Recovery and Resolution Plans: More to it than meets the eye

Have you ever wondered what options would be available to your company should it get into financial difficulty? Does your company have a ‘plan B’ and how practical and realistic is it? These are questions (re)insurance companies may soon need to answer. Recovery and Resolution Plans (RRPs) have already been introduced in the banking industry. In this blog I outline a few insights the insurance industry can learn from the recovery and resolution planning process which the banking industry has already commenced. (Re)insurance companies may find this useful particularly in light of the European Insurance and Occupational Pensions Authority (EIOPA) opinion issued last month recommending a harmonised recovery and resolution framework for all insurers across the EU.

Based on the feedback from the banking industry, it would appear that there is more to recovery and resolution planning than meets the eye. In the banking industry, recovery plans, for example, are intended to be living documents which demonstrate that the recovery strategies presented can be implemented in reality—and that is not an easy task.

The following diagram illustrates the embeddedness of recovery plans within banks as well as some of the key considerations which I will expand upon in this blog.

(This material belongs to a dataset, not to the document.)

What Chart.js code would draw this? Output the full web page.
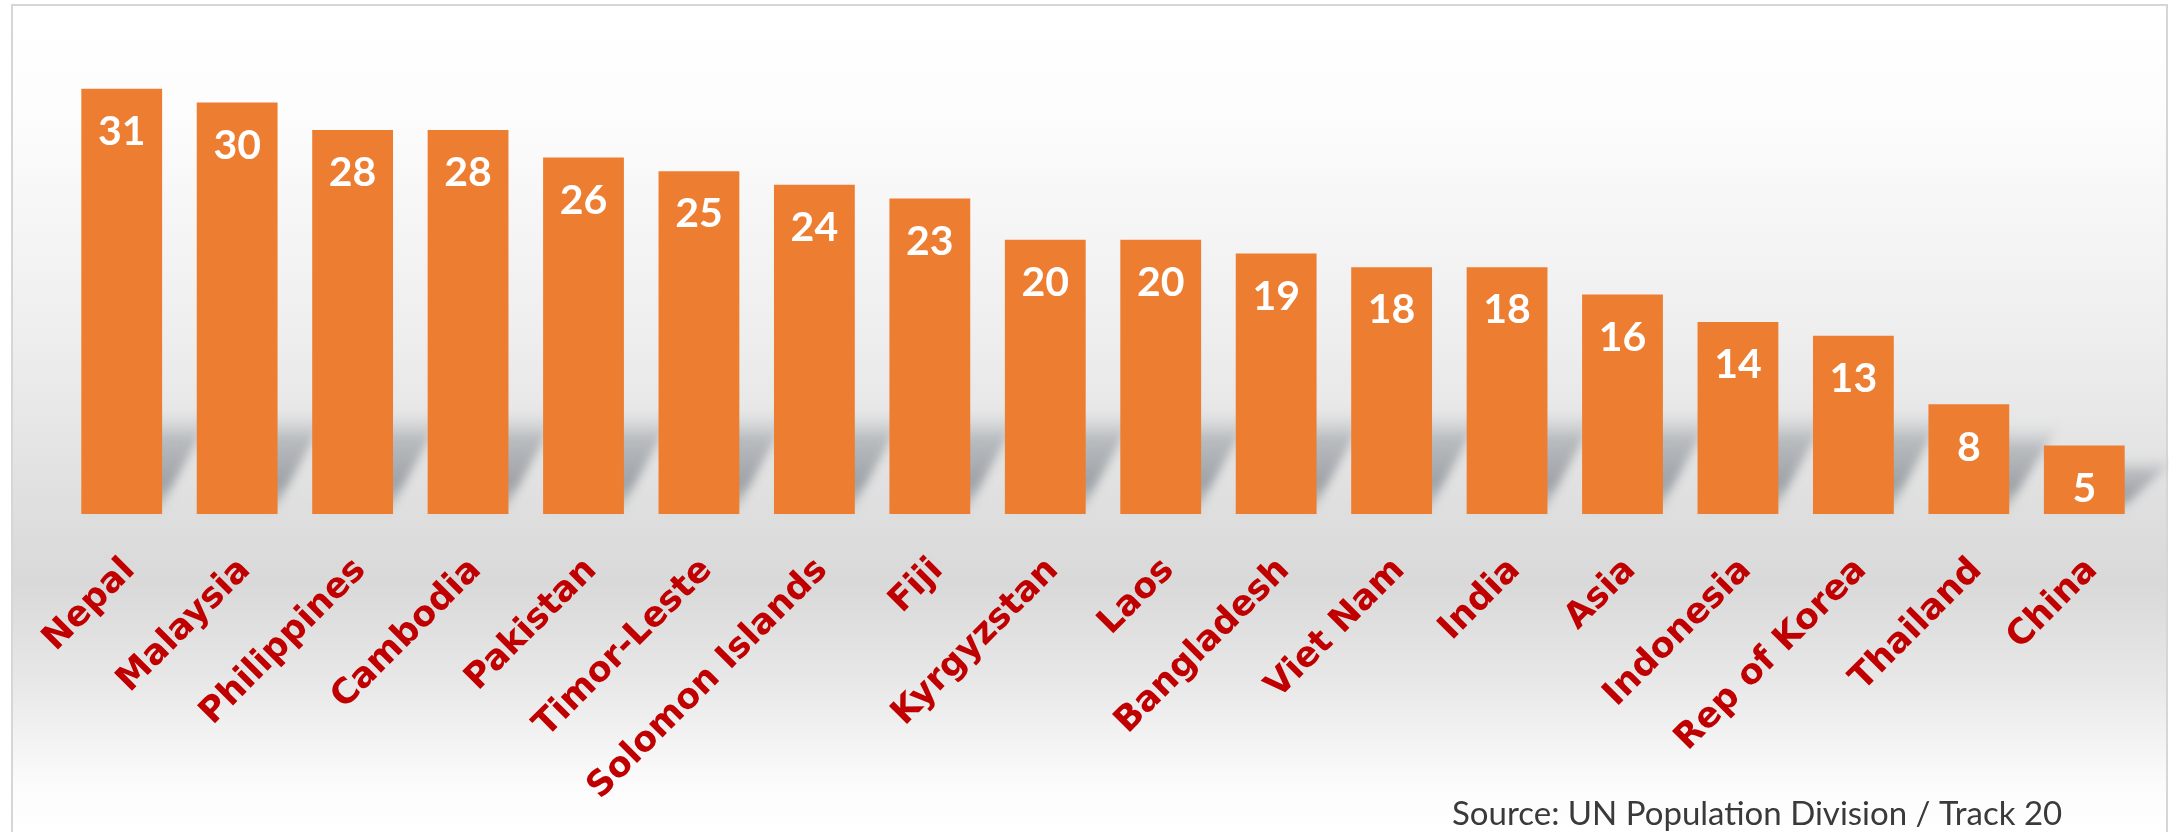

Recovery plans can span hundreds of pages as the practicalities of recovery strategies are explored in great detail in order to have a plan of action in place that is realistic, achievable and capable of being put into action straight away. Regulators expect a short timeframe for implementation of a recovery plan, with the recovery strategies presented typically required to be fully executable within a 12-month period. In addition, it is expected that the recovery strategies take account of the particular scenarios the company may find itself in. For example, the recovery strategies may vary depending on whether an idiosyncratic or a systemic risk has materialised, given that the options a company could take when it alone is in financial difficulty compared to when many companies are in the same boat may well be different.